3. Job is unwilling to think God can have pleasure in using His power to "oppress" the weak, and to treat man, the work of His own hands, as of no value (Job 10:8; Ps 138:8).

shine upon—favor with prosperity (Ps 50:2).

4-6. Dost Thou see as feebly as man? that is, with the same uncharitable eye, as, for instance, Job's friends? Is Thy time as short? Impossible! Yet one might think, from the rapid succession of Thy strokes, that Thou hadst no time to spare in overwhelming me.

7. "Although Thou (the Omniscient) knowest," &c. (connected with Job 10:6), "Thou searchest after my sin."

and … that none that can deliver out of thine hand—Therefore Thou hast no need to deal with me with the rapid violence which man would use (see Job 10:6).

8. Made—with pains; implying a work of difficulty and art; applying to God language applicable only to man.

together round about—implying that the human body is a complete unity, the parts of which on all sides will bear the closest scrutiny.

9. clay—Job 10:10 proves that the reference here is, not so much to the perishable nature of the materials, as to their wonderful fashioning by the divine potter.

10. In the organization of the body from its rude commencements, the original liquid gradually assumes a more solid consistency, like milk curdling into cheese (Ps 139:15, 16). Science reveals that the chyle circulated by the lacteal vessels is the supply to every organ.

11. fenced—or "inlaid" (Ps 139:15); "curiously wrought" [Umbreit]. In the fœtus the skin appears first, then the flesh, then the harder parts.

12. visitation—Thy watchful Providence.

spirit—breath.

13. is with thee—was Thy purpose. All God's dealings with Job in his creation, preservation, and present afflictions were part of His secret counsel (Ps 139:16; Ac 15:18; Ec 3:11).

14, 15. Job is perplexed because God "marks" every sin of his with such ceaseless rigor. Whether "wicked" (godless and a hypocrite) or "righteous" (comparatively sincere), God condemns and punishes alike.

15. lift up my head—in conscious innocence (Ps 3:3).

see thou—rather, "and seeing I see (I too well see) mine affliction," (which seems to prove me guilty) [Umbreit].

16. increaseth—rather, "(if) I lift up (my head) Thou wouldest hunt me," &c. [Umbreit].

and again—as if a lion should not kill his prey at once, but come back and torture it again.

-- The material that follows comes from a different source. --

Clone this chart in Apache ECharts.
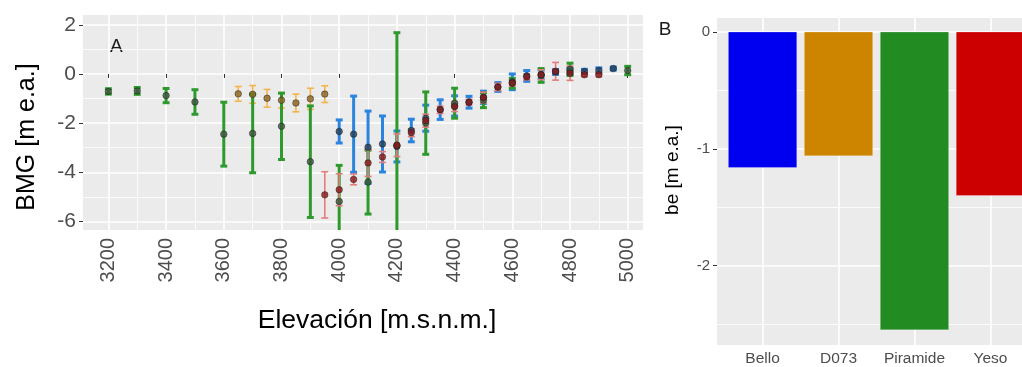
<!DOCTYPE html>
<html>
<head>
<meta charset="utf-8">
<script src="https://cdn.jsdelivr.net/npm/echarts@6/dist/echarts.min.js"></script>
<style>
  html, body { margin: 0; padding: 0; background: #fff; }
  #chart { width: 1022px; height: 367px; }
</style>
</head>
<body>
<div id="chart"></div>
<script>
// Panel A: balance de masa por banda de elevacion (media y error)
var belloElev = [4000, 4050, 4100, 4150, 4200, 4250, 4300, 4350, 4400, 4450, 4500, 4550, 4600, 4650, 4700, 4750, 4800, 4850, 4900, 4950];
var belloMean = [-2.34, -2.45, -2.98, -2.85, -2.95, -2.30, -1.80, -1.45, -1.30, -1.15, -0.95, -0.53, -0.32, -0.08, -0.02, 0.08, 0.11, 0.10, 0.14, 0.22];
var belloErr  = [0.47, 1.55, 1.47, 1.14, 0.63, 0.46, 0.53, 0.40, 0.41, 0.24, 0.25, 0.18, 0.32, 0.22, 0.18, 0.10, 0.12, 0.09, 0.11, 0.06];

var d073Elev = [3650, 3700, 3750, 3800, 3850, 3900, 3950];
var d073Mean = [-0.81, -0.83, -0.99, -1.07, -1.18, -1.01, -0.82];
var d073Err  = [0.30, 0.36, 0.36, 0.31, 0.36, 0.43, 0.34];

var piraElev = [3200, 3300, 3400, 3500, 3600, 3700, 3800, 3900, 4000, 4100, 4200, 4300, 4400, 4500, 4600, 4700, 4800, 5000];
var piraMean = [-0.71, -0.69, -0.88, -1.14, -2.45, -2.42, -2.13, -3.57, -5.19, -4.40, -2.90, -2.00, -1.19, -1.07, -0.38, -0.06, 0.19, 0.14];
var piraErr  = [0.11, 0.14, 0.29, 0.50, 1.30, 1.60, 1.35, 2.27, 1.47, 1.30, 4.58, 1.27, 0.61, 0.30, 0.20, 0.28, 0.25, 0.17];

var yesoElev = [3950, 4000, 4050, 4100, 4150, 4200, 4250, 4300, 4350, 4400, 4450, 4500, 4550, 4600, 4650, 4700, 4750, 4800, 4850, 4900];
var yesoMean = [-4.92, -4.71, -4.29, -3.62, -3.38, -2.90, -2.39, -1.90, -1.46, -1.33, -1.15, -0.96, -0.53, -0.37, -0.12, -0.03, 0.11, 0.03, -0.03, -0.03];
var yesoErr  = [0.94, 0.65, 0.22, 0.55, 0.22, 0.46, 0.16, 0.26, 0.15, 0.20, 0.12, 0.22, 0.15, 0.12, 0.12, 0.20, 0.36, 0.29, 0.08, 0.08];

var elevTicks = [3200, 3400, 3600, 3800, 4000, 4200, 4400, 4600, 4800, 5000];
var bmgTicks = [-6, -4, -2, 0, 2];

// Panel B: balance por glaciar
var glaciares = ['Bello', 'D073', 'Piramide', 'Yeso'];
var beValues = [-1.16, -1.06, -2.55, -1.40];
var beTicks = [-2, -1, 0];

var FONT = 'Liberation Sans, Arial, sans-serif';

function errData(elev, mean, err) {
  return elev.map(function (e, i) { return [e, mean[i] - err[i], mean[i] + err[i]]; });
}
function ptData(elev, mean) {
  return elev.map(function (e, i) { return [e, mean[i]]; });
}

// barra de error con tapas, usando las escalas del grafico
function errRender(color, lw) {
  return function (params, api) {
    var x = api.value(0);
    var bot = api.coord([x, api.value(1)]);
    var top = api.coord([x, api.value(2)]);
    var cap = api.size([24, 0])[0] / 2;
    var st = { stroke: color, lineWidth: lw, fill: null };
    return {
      type: 'group',
      children: [
        { type: 'line', shape: { x1: top[0], y1: top[1], x2: bot[0], y2: bot[1] }, style: st },
        { type: 'line', shape: { x1: top[0] - cap, y1: top[1], x2: top[0] + cap, y2: top[1] }, style: st },
        { type: 'line', shape: { x1: bot[0] - cap, y1: bot[1], x2: bot[0] + cap, y2: bot[1] }, style: st }
      ]
    };
  };
}

function barRender(colors) {
  return function (params, api) {
    var x = api.value(0);
    var p0 = api.coord([x, 0]);
    var p1 = api.coord([x, api.value(1)]);
    var w = api.size([0.9, 0])[0];
    return {
      type: 'rect',
      shape: { x: p0[0] - w / 2, y: Math.min(p0[1], p1[1]), width: w, height: Math.abs(p1[1] - p0[1]) },
      style: { fill: colors[params.dataIndex], stroke: 'rgba(255,255,255,0.4)', lineWidth: 0.6 }
    };
  };
}

var chart = echarts.init(document.getElementById('chart'));

var gridLine = { show: true, lineStyle: { color: '#ffffff', width: 1.6 } };
var minorLine = { show: true, lineStyle: { color: '#ffffff', width: 0.8 } };
var tickStyle = { color: '#333333', width: 1 };
var plain = function (v) { return String(v); };

var option = {
  animation: false,
  grid: [
    { left: 83, top: 15, width: 560, height: 215, show: true, backgroundColor: '#EBEBEB', borderWidth: 0, outerBoundsMode: 'none' },
    { left: 717, top: 18, width: 319, height: 327, show: true, backgroundColor: '#EBEBEB', borderWidth: 0, outerBoundsMode: 'none' }
  ],
  xAxis: [
    {
      gridIndex: 0, type: 'value', min: 3112, max: 5053, splitNumber: 10,
      axisLine: { show: false },
      axisTick: { customValues: elevTicks, length: 4, lineStyle: tickStyle },
      axisLabel: { customValues: elevTicks, formatter: plain, rotate: 90, margin: 8, color: '#4D4D4D', fontSize: 20, fontFamily: FONT },
      splitLine: gridLine,
      minorTick: { show: false, splitNumber: 2 },
      minorSplitLine: minorLine
    },
    {
      gridIndex: 1, type: 'value', min: 0.4, max: 4.6, splitNumber: 4,
      axisLine: { show: false },
      axisTick: { customValues: [1, 2, 3, 4], length: 4, lineStyle: tickStyle },
      axisLabel: {
        customValues: [1, 2, 3, 4], margin: 6, color: '#4D4D4D', fontSize: 15.5, fontFamily: FONT,
        formatter: function (v) { return glaciares[Math.round(v) - 1]; }
      },
      splitLine: gridLine
    }
  ],
  yAxis: [
    {
      gridIndex: 0, type: 'value', min: -6.35, max: 2.40, splitNumber: 5,
      axisLine: { show: false },
      axisTick: { customValues: bmgTicks, length: 4, lineStyle: tickStyle },
      axisLabel: { customValues: bmgTicks, formatter: plain, margin: 7, color: '#4D4D4D', fontSize: 21, fontFamily: FONT },
      splitLine: gridLine,
      minorTick: { show: false, splitNumber: 2 },
      minorSplitLine: minorLine
    },
    {
      gridIndex: 1, type: 'value', min: -2.68, max: 0.12, splitNumber: 3,
      axisLine: { show: false },
      axisTick: { customValues: beTicks, length: 4, lineStyle: tickStyle },
      axisLabel: { customValues: beTicks, formatter: plain, margin: 7, color: '#4D4D4D', fontSize: 15, fontFamily: FONT },
      splitLine: gridLine,
      minorTick: { show: false, splitNumber: 2 },
      minorSplitLine: minorLine
    }
  ],
  graphic: [
    { type: 'text', left: 110, top: 37, style: { text: 'A', fontSize: 19, fontFamily: FONT, fill: '#1a1a1a' } },
    { type: 'text', x: 27, y: 137, rotation: Math.PI / 2,
      style: { text: 'BMG [m e.a.]', fontSize: 25, fontFamily: FONT, fill: '#000', align: 'center', verticalAlign: 'middle' } },
    { type: 'text', x: 377, y: 321,
      style: { text: 'Elevación [m.s.n.m.]', fontSize: 26.5, fontFamily: FONT, fill: '#000', align: 'center', verticalAlign: 'middle' } },
    { type: 'text', x: 665, y: 30,
      style: { text: 'B', fontSize: 19, fontFamily: FONT, fill: '#1a1a1a', align: 'center', verticalAlign: 'middle' } },
    { type: 'text', x: 673, y: 170, rotation: Math.PI / 2,
      style: { text: 'be [m e.a.]', fontSize: 19, fontFamily: FONT, fill: '#000', align: 'center', verticalAlign: 'middle' } }
  ],
  series: [
    { type: 'custom', xAxisIndex: 0, yAxisIndex: 0, clip: true, renderItem: errRender('#2B84DE', 3), data: errData(belloElev, belloMean, belloErr) },
    { type: 'custom', xAxisIndex: 0, yAxisIndex: 0, clip: true, renderItem: errRender('#F4B54A', 1.6), data: errData(d073Elev, d073Mean, d073Err) },
    { type: 'custom', xAxisIndex: 0, yAxisIndex: 0, clip: true, renderItem: errRender('#2E9A2E', 3), data: errData(piraElev, piraMean, piraErr) },
    { type: 'custom', xAxisIndex: 0, yAxisIndex: 0, clip: true, renderItem: errRender('#E47C7C', 1.6), data: errData(yesoElev, yesoMean, yesoErr) },
    { type: 'scatter', xAxisIndex: 0, yAxisIndex: 0, symbolSize: 6.5, data: ptData(belloElev, belloMean),
      itemStyle: { color: '#23405E', borderColor: '#1a1a1a', borderWidth: 0.6 } },
    { type: 'scatter', xAxisIndex: 0, yAxisIndex: 0, symbolSize: 6.5, data: ptData(d073Elev, d073Mean),
      itemStyle: { color: '#8C6420', borderColor: '#1a1a1a', borderWidth: 0.6 } },
    { type: 'scatter', xAxisIndex: 0, yAxisIndex: 0, symbolSize: 6.5, data: ptData(piraElev, piraMean),
      itemStyle: { color: '#3A553A', borderColor: '#1a1a1a', borderWidth: 0.6 } },
    { type: 'scatter', xAxisIndex: 0, yAxisIndex: 0, symbolSize: 6.5, data: ptData(yesoElev, yesoMean),
      itemStyle: { color: '#8C1818', borderColor: '#1a1a1a', borderWidth: 0.6 } },
    { type: 'custom', xAxisIndex: 1, yAxisIndex: 1, renderItem: barRender(['#0000F0', '#CD8500', '#228B22', '#CD0000']),
      data: beValues.map(function (v, i) { return [i + 1, v]; }) }
  ]
};

chart.setOption(option);
</script>
</body>
</html>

17. witnesses—His accumulated trials were like a succession of witnesses brought up in proof of his guilt, to wear out the accused.

changes and war—rather, "(thou settest in array) against me host after host" (literally, "changes and a host," that is, a succession of hosts); namely, his afflictions, and then reproach upon reproach from his friends.

20. But, since I was destined from my birth to these ills, at least give me a little breathing time during the few days left me (Job 9:34; 13:21; Ps 39:13).

22. The ideas of order and light, disorder and darkness, harmonize (Ge 1:2). Three Hebrew words are used for darkness; in Job 10:21 (1) the common word "darkness"; here (2) "a land of gloom" (from a Hebrew root, "to cover up"); (3) as "thick darkness" or blackness (from a root, expressing sunset). "Where the light thereof is like blackness." Its only sunshine is thick darkness. A bold figure of poetry. Job in a better frame has brighter thoughts of the unseen world. But his views at best wanted the definite clearness of the Christian's. Compare with his words here Re 21:23; 22:5; 2Ti 1:10.